Now some new ideas. I've found a couple of likely issues.
- looking at timestamps from flog-run-106, the inter-segment timing
definitely is growing over the course of the download. It's noisy,
but it goes from about 0.8s at the start (seg0), to about 1.5s-2.0s at the
end (seg762). I haven't looked at smaller deltas (i.e. only inside the
"desire" code) to rule out network variations, but it certainly points to
a leak or complexity increase of some sort that gets worse as the download
progresses.
- comparing downloads of the first 100MB, the middle 100MB, and the last 100MB would rule out anything that's influenced by the absolute segment number.

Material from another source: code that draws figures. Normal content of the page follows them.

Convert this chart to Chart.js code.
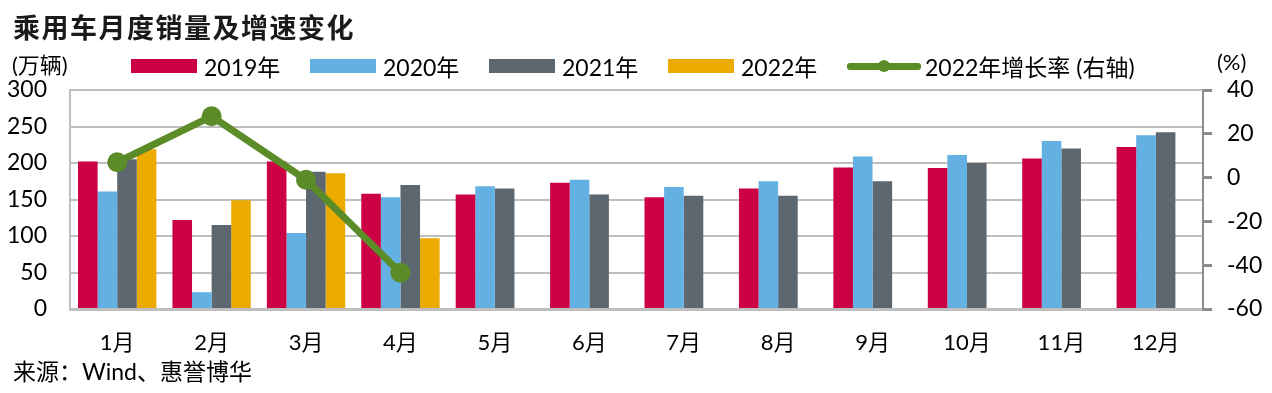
<!DOCTYPE html>
<html>
<head>
<meta charset="utf-8">
<script src="https://cdn.jsdelivr.net/npm/chart.js@4.4.0/dist/chart.umd.min.js"></script>
<style>
  html, body { margin: 0; padding: 0; background: #fff; }
  #wrap { position: relative; width: 1272px; height: 393px; overflow: hidden;
          font-family: Lato, "Noto Sans CJK SC", sans-serif; color: #000; }
  #myChart { position: absolute; left: 0; top: 0; }
  .txt { position: absolute; white-space: nowrap; line-height: 1; }
  #title { left: 13px; top: 13px; font-size: 27px; font-weight: bold; letter-spacing: 1.5px;
           font-family: "Noto Sans CJK SC", sans-serif; color: #1a1a1a; }
  #unitL { left: 12px; top: 54px; font-size: 22px; }
  #unitR { left: 1217px; top: 51px; font-size: 22px; }
  #source { left: 13px; top: 360px; font-size: 23px; }
  #legend { position: absolute; left: 131px; top: 54px; display: flex; align-items: center; height: 24px; }
  .item { display: flex; align-items: center; font-size: 23px; }
  .box { width: 66px; height: 14px; margin-right: 7px; }
  .ln { position: relative; width: 74px; height: 7px; border-radius: 3px; margin-right: 4px; }
  .ln span { position: absolute; left: 31px; top: -2.5px; width: 12px; height: 12px; border-radius: 6px; }
</style>
</head>
<body>
<div id="wrap">
  <canvas id="myChart" width="1272" height="393"></canvas>
  <div class="txt" id="title">乘用车月度销量及增速变化</div>
  <div class="txt" id="unitL">(万辆)</div>
  <div class="txt" id="unitR">(%)</div>
  <div id="legend"></div>
  <div class="txt" id="source">来源：Wind、惠誉博华</div>
</div>
<script>
// months
var labels = ['1月', '2月', '3月', '4月', '5月', '6月', '7月', '8月', '9月', '10月', '11月', '12月'];
// 万辆
var sales2019 = [202, 122, 202, 158, 157, 173, 153, 165, 194, 193, 206, 222];
var sales2020 = [161, 23, 104, 153, 168, 177, 167, 175, 209, 211, 230, 238];
var sales2021 = [205, 115, 188, 170, 165, 157, 155, 155, 175, 200, 220, 242];
var sales2022 = [219, 149, 186, 97, null, null, null, null, null, null, null, null];
// %
var growth2022 = [7, 28, -1, -43.4, null, null, null, null, null, null, null, null];

var leftTicks = [0, 50, 100, 150, 200, 250, 300];
var rightTicks = [-60, -40, -20, 0, 20, 40];

var red = '#cc0044', blue = '#63b0e3', grey = '#5d6770', orange = '#ebab00', green = '#5b8c27';

Chart.defaults.font.family = 'Lato, "Noto Sans CJK SC", sans-serif';
Chart.defaults.color = '#000';

var ctx = document.getElementById('myChart').getContext('2d');
var chart = new Chart(ctx, {
    type: 'bar',
    data: {
        labels: labels,
        datasets: [{
            type: 'line',
            label: '2022年增长率 (右轴)',
            data: growth2022,
            yAxisID: 'y1',
            borderColor: green,
            backgroundColor: green,
            borderWidth: 7,
            pointRadius: 10,
            pointHoverRadius: 10,
            pointBorderWidth: 0,
            pointBackgroundColor: green,
            order: 0
        }, {
            label: '2019年',
            data: sales2019,
            backgroundColor: red,
            order: 1
        }, {
            label: '2020年',
            data: sales2020,
            backgroundColor: blue,
            order: 1
        }, {
            label: '2021年',
            data: sales2021,
            backgroundColor: grey,
            order: 1
        }, {
            label: '2022年',
            data: sales2022,
            backgroundColor: orange,
            order: 1
        }]
    },
    options: {
        responsive: false,
        animation: false,
        categoryPercentage: 0.83,
        barPercentage: 1.0,
        layout: { padding: { top: 90, left: 0, right: 0, bottom: 0 } },
        plugins: {
            legend: { display: false },
            tooltip: { enabled: false }
        },
        scales: {
            x: {
                grid: { drawOnChartArea: false, drawTicks: false },
                border: { color: '#bfbfbf', width: 3 },
                ticks: { font: { size: 22 }, padding: 21 },
                afterFit: function (s) { s.height = 84; }
            },
            y: {
                position: 'left',
                min: 0, max: 300,
                afterBuildTicks: function (s) { s.ticks = leftTicks.map(function (v) { return { value: v }; }); },
                grid: { color: '#bfbfbf', lineWidth: 2, drawTicks: false },
                border: { color: '#bfbfbf', width: 2 },
                ticks: { font: { size: 23 }, padding: 23 },
                afterFit: function (s) { s.width = 70; }
            },
            y1: {
                position: 'right',
                min: -60, max: 40,
                afterBuildTicks: function (s) { s.ticks = rightTicks.map(function (v) { return { value: v }; }); },
                grid: { drawOnChartArea: false, color: '#8c8c8c', lineWidth: 3, tickLength: 9 },
                border: { color: '#8c8c8c', width: 2 },
                ticks: { font: { size: 23 }, padding: 15 },
                afterFit: function (s) { s.width = 69; }
            }
        }
    }
});

// legend built from the datasets: bars first, line last
var legendEl = document.getElementById('legend');
var ds = chart.data.datasets.slice(1).concat([chart.data.datasets[0]]);
ds.forEach(function (d) {
    var item = document.createElement('div');
    item.className = 'item';
    if (d.type === 'line') {
        item.innerHTML = '<div class="ln" style="background:' + d.borderColor + '"><span style="background:' +
            d.borderColor + '"></span></div>' + d.label;
    } else {
        item.style.width = '179px';
        item.innerHTML = '<div class="box" style="background:' + d.backgroundColor + '"></div>' + d.label;
    }
    legendEl.appendChild(item);
});
</script>
</body>
</html>
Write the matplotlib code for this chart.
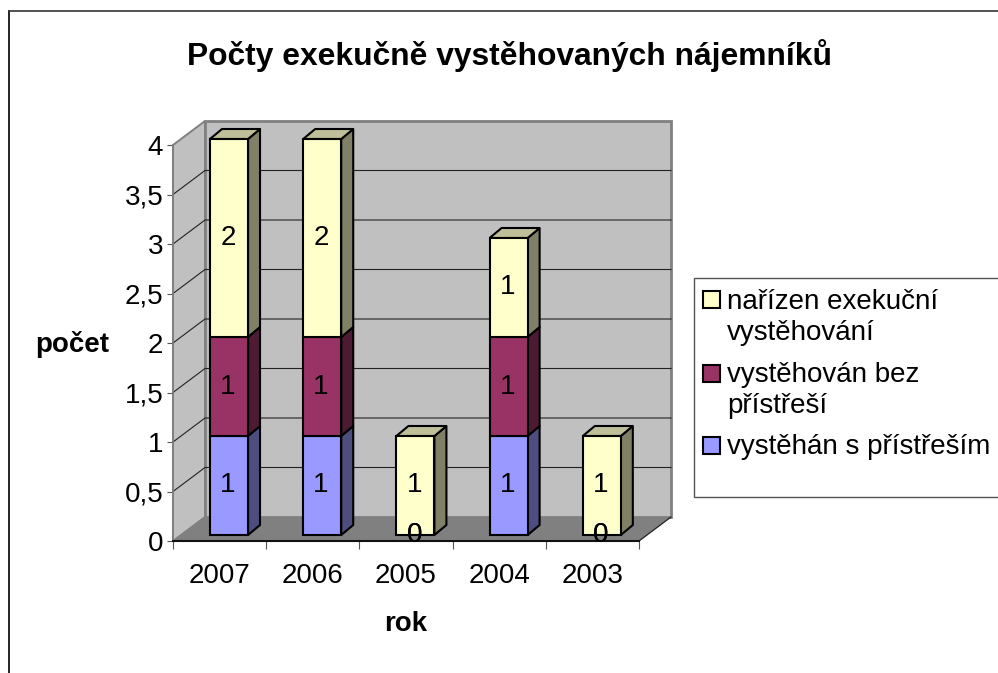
import numpy as np
import matplotlib
matplotlib.use("Agg")
import matplotlib.pyplot as plt
from matplotlib.lines import Line2D
from matplotlib.patches import Polygon, Rectangle

plt.rcParams['font.family'] = ['Liberation Sans', 'DejaVu Sans']

years = ['2007', '2006', '2005', '2004', '2003']
s_prist = [1, 1, 0, 1, 0]
bez_prist = [1, 1, 0, 1, 0]
narizen = [2, 2, 1, 1, 1]
legend_lines = [['nařízen exekuční', 'vystěhování'], ['vystěhován bez', 'přístřeší'], ['vystěhán s přístřeším']]
yticks = [0, 0.5, 1, 1.5, 2, 2.5, 3, 3.5, 4]
ylabels = ['0', '0,5', '1', '1,5', '2', '2,5', '3', '3,5', '4']

W, H = 998, 673
FS = 20
front = ['#9999FF', '#993366', '#FFFFCC']
side = ['#4D4D80', '#4D1A33', '#808066']
top = ['#BFBFE6', '#BF6699', '#BFBF99']

# depth of the fake 3d box, in data units
wall_dx, wall_dy = 32 / 93.2, 24 / 99
bar_dx, bar_dy = 12 / 93.2, 10 / 99
bar_w = 0.408
bar_off, base = 0.101, 6 / 99

fig = plt.figure(figsize=(W / 100, H / 100), dpi=100)
ax = fig.add_axes([173 / W, 1 - 541 / H, 466 / W, 396 / H])
ax.set_xlim(0, 5)
ax.set_ylim(0, 4)
ax.patch.set_visible(False)

n = len(years)
ymax = yticks[-1]

# walls and floor
ax.add_patch(Polygon([(0, 0), (wall_dx, wall_dy), (wall_dx, ymax + wall_dy), (0, ymax)],
                     fc='#C0C0C0', ec='#808080', lw=1.4, clip_on=False, zorder=1))
ax.add_patch(Polygon([(wall_dx, wall_dy), (n + wall_dx, wall_dy), (n + wall_dx, ymax + wall_dy), (wall_dx, ymax + wall_dy)],
                     fc='#C0C0C0', ec='#808080', lw=2, clip_on=False, zorder=1))
ax.add_patch(Polygon([(0, 0), (n, 0), (n + wall_dx, wall_dy), (wall_dx, wall_dy)],
                     fc='#808080', ec='none', clip_on=False, zorder=2))
ax.plot([n, n + wall_dx], [0, wall_dy], color='#222222', lw=0.9, clip_on=False, zorder=2)

for y in yticks[1:-1]:
    ax.plot([0, wall_dx, n + wall_dx], [y, y + wall_dy, y + wall_dy], color='#222222', lw=0.8, clip_on=False, zorder=2)

# bars
for i in range(n):
    x = i + 0.5 + bar_off
    x0, x1 = x - bar_w / 2, x + bar_w / 2
    bottom = base
    vals = [s_prist[i], bez_prist[i], narizen[i]]
    z = 3 + i
    for k, v in enumerate(vals):
        if v > 0:
            ax.add_patch(Polygon([(x1, bottom), (x1 + bar_dx, bottom + bar_dy), (x1 + bar_dx, bottom + v + bar_dy), (x1, bottom + v)],
                                 fc=side[k], ec='k', lw=1.5, clip_on=False, zorder=z, joinstyle='round'))
            ax.bar(x, v, bar_w, bottom=bottom, color=front[k], edgecolor='k', lw=1.5, clip_on=False, zorder=z + 0.1)
        bottom += v
    k = max(j for j, v in enumerate(vals) if v > 0)
    ax.add_patch(Polygon([(x0, bottom), (x1, bottom), (x1 + bar_dx, bottom + bar_dy), (x0 + bar_dx, bottom + bar_dy)],
                         fc=top[k], ec='k', lw=1.5, clip_on=False, zorder=z))
    bottom = base
    for v in vals:
        ax.text(x - 0.012, bottom + v / 2, str(v), ha='center', va='center', fontsize=FS, color='k', zorder=20)
        bottom += v

# axes
for s in ['top', 'right']:
    ax.spines[s].set_visible(False)
ax.spines['left'].set_color('#808080')
ax.spines['left'].set_linewidth(1.2)
ax.spines['bottom'].set_color('#111111')
ax.spines['bottom'].set_linewidth(1.5)
ax.spines['left'].set_zorder(3)
ax.spines['bottom'].set_zorder(3)
ax.set_yticks(yticks)
ax.set_yticklabels(ylabels, fontsize=FS)
ax.tick_params(axis='y', length=4, width=0.8, color='#555555', pad=3)
ax.set_xticks(range(n + 1))
ax.set_xticklabels([])
ax.tick_params(axis='x', which='major', length=6, width=0.8, color='#555555')
ax.set_xticks(np.arange(n) + 0.5, minor=True)
ax.set_xticklabels(years, minor=True, fontsize=FS)
ax.tick_params(axis='x', which='minor', length=0, pad=16)

fig.text(72 / W, 1 - 344 / H, 'počet', fontsize=FS, fontweight='bold', ha='center', va='center')
fig.text(406 / W, 1 - 631 / H, 'rok', fontsize=FS, fontweight='bold', ha='center', va='baseline')
fig.text(510 / W, 1 - 56 / H, 'Počty exekučně vystěhovaných nájemníků', fontsize=22.9, fontweight='bold', ha='center', va='center')

# legend box runs off the right side of the picture
fig.add_artist(Rectangle((694 / W, 1 - 496.5 / H), 320 / W, 218.5 / H, transform=fig.transFigure,
                         fc='white', ec='#555555', lw=1, zorder=0))
swatch_tops = [291, 364.5, 437]
first_base = [309, 382, 454]
for k, lines, sy, by in zip([2, 1, 0], legend_lines, swatch_tops, first_base):
    fig.add_artist(Rectangle((703 / W, 1 - (sy + 17) / H), 17 / W, 17 / H, transform=fig.transFigure,
                             fc=front[k], ec='k', lw=1.5))
    for j, line in enumerate(lines):
        fig.text(727 / W, 1 - (by + j * 30.5) / H, line, fontsize=FS, va='baseline', ha='left')

# chart frame
fig.add_artist(Line2D([8.5 / W, 8.5 / W], [0, 1 - 11 / H], color='k', lw=1.2))
fig.add_artist(Line2D([8.5 / W, 1], [1 - 11 / H, 1 - 11 / H], color='#333333', lw=1.2))

fig.savefig('out.png', dpi=100)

- looking at the Spans.dump() strings in the flog, I see that two of
the three shares (sh7+sh8) have an ever-growing .received
DataSpans structure. A cursory check suggests they are growing by 64
bytes and one range per segment. By the end of the download (seg762), sh7
is holding 37170 bytes in 378 ranges (whereas sh3 only has 1636 bytes in
22 ranges, and remains mostly constant)
- This means that we're asking for data which we then don't end up using. We keep it around in _received because it might be useful later: maybe we ask for the wrong data because our guess of the segsize (and thus numsegs, and thus the size/placement of the hashtrees) was wrong. But later we might take advantage of whatever we fetched by mistake.
- I have two theories:
- the IncompleteHashTree.needed_hashes() call, when asked what hashes we need to validate leaf 0, might tell us we need the hash for leaf 0 too. However, that hash can be computed from the block of data that makes up the leaf, so we don't really need to fetch it. (whereas we *do* need the hash for leaf 1, since it sits on the "uncle chain" for leaf0). If the desire-side code is conservatively/incorrectly asking for the leaf0 hash, but the satisfy-side code doesn't use it, then we'll add a single 32-byte hash node per segment.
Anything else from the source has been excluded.